One HN comment == ten years of economic debate. :-)

Too bad malloc gets called significantly more often than free.
That is an interesting idea, but it won't happen, because Congress won't "delete" the money. Instead, they'll spend it.
that would .. actually make sense. I can't imagine anyone who is winning in the status quo being anything but horrified at the thought.

has any currency ever done this? isn't there a risk of a Japanese-style concurrent inflation and recession?

> Congress are cowards and won’t do what should be done - raise taxes.

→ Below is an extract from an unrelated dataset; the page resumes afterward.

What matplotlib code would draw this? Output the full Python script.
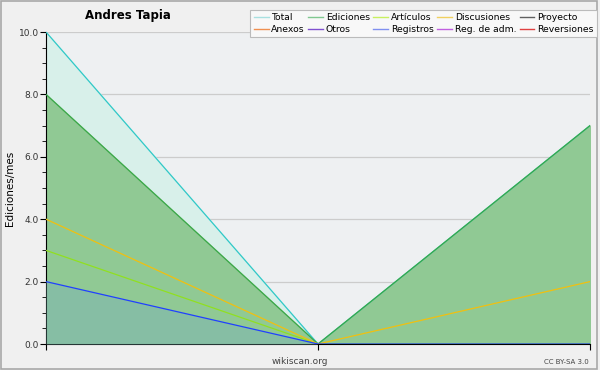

They're still cowards for not doing it but what should've been done is an increase in interest rates half a decade ago.

The fed tried - and the chairman almost got fired for it. Remember?

[https://www.cnbc.com/amp/2018/12/22/trump-reportedly-wants-t...]

Almost 5 years ago exactly.

Yeah it's crazy bc everyone's talking like it's just the rise in rates that's to blame for the asset/deposit mismatch, but really it was the 0% interest rates that came before that really did it. It was during that time that SVB had a lot of extra deposits, but no short term way to back it, since short term t-bills were paying practically 0% interest.
The notion of managing "core" inflation ignores huge cost increases for housing, energy, education, and healthcare

All of those are to me basic infrastructure to support a healthy economy.